WORK TO DO: Repeat the material exactly from its first line to the line that includes "2.50, 1.94, 1.34]". Skip pictures.

DATA:

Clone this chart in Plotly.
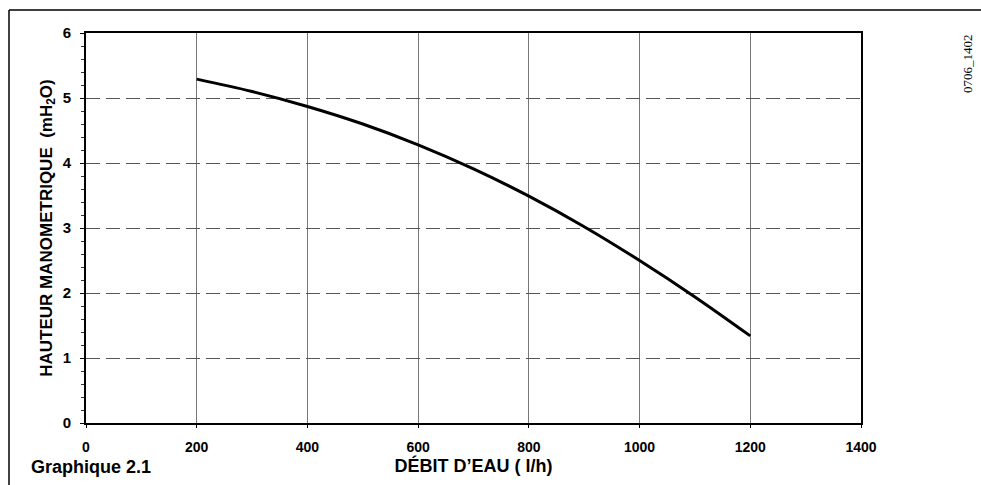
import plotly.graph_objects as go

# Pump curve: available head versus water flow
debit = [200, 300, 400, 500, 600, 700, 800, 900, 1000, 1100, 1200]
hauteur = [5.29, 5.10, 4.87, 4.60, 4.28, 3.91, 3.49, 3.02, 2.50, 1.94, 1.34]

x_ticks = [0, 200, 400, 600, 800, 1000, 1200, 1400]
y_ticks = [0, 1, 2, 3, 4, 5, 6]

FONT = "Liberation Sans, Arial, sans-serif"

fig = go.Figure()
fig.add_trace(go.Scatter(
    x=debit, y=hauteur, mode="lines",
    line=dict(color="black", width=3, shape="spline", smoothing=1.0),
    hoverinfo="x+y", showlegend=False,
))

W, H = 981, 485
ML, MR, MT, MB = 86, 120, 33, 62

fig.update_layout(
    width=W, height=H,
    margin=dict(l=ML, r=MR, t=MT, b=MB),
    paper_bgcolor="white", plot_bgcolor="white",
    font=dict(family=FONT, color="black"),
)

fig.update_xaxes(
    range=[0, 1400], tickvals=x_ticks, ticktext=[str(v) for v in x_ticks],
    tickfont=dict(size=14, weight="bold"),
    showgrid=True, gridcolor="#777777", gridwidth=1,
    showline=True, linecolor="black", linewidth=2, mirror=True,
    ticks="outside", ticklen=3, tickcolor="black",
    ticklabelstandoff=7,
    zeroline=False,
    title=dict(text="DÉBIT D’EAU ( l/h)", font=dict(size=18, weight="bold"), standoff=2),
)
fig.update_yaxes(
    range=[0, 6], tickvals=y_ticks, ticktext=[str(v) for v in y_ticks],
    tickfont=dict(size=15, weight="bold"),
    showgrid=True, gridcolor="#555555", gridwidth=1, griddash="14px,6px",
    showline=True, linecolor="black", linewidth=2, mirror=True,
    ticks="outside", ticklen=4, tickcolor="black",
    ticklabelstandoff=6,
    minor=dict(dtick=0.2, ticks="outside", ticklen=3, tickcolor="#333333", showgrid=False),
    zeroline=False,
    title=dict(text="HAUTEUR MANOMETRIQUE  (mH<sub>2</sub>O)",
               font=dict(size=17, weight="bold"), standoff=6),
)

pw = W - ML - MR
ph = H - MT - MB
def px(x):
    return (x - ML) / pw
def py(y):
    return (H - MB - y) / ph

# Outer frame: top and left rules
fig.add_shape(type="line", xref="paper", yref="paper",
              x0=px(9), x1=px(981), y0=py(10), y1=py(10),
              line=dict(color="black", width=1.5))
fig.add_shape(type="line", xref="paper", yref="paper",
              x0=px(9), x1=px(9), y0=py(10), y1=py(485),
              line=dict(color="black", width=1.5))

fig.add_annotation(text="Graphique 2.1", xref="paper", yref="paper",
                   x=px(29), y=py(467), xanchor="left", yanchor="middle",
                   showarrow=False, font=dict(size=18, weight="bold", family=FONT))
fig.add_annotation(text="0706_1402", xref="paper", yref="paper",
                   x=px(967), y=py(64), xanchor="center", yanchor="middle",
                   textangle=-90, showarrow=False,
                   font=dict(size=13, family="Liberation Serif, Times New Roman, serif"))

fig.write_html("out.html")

FINAL RESULT:
Clone this chart in Plotly.
import plotly.graph_objects as go

# Pump curve: available head versus water flow
debit = [200, 300, 400, 500, 600, 700, 800, 900, 1000, 1100, 1200]
hauteur = [5.29, 5.10, 4.87, 4.60, 4.28, 3.91, 3.49, 3.02, 2.50, 1.94, 1.34]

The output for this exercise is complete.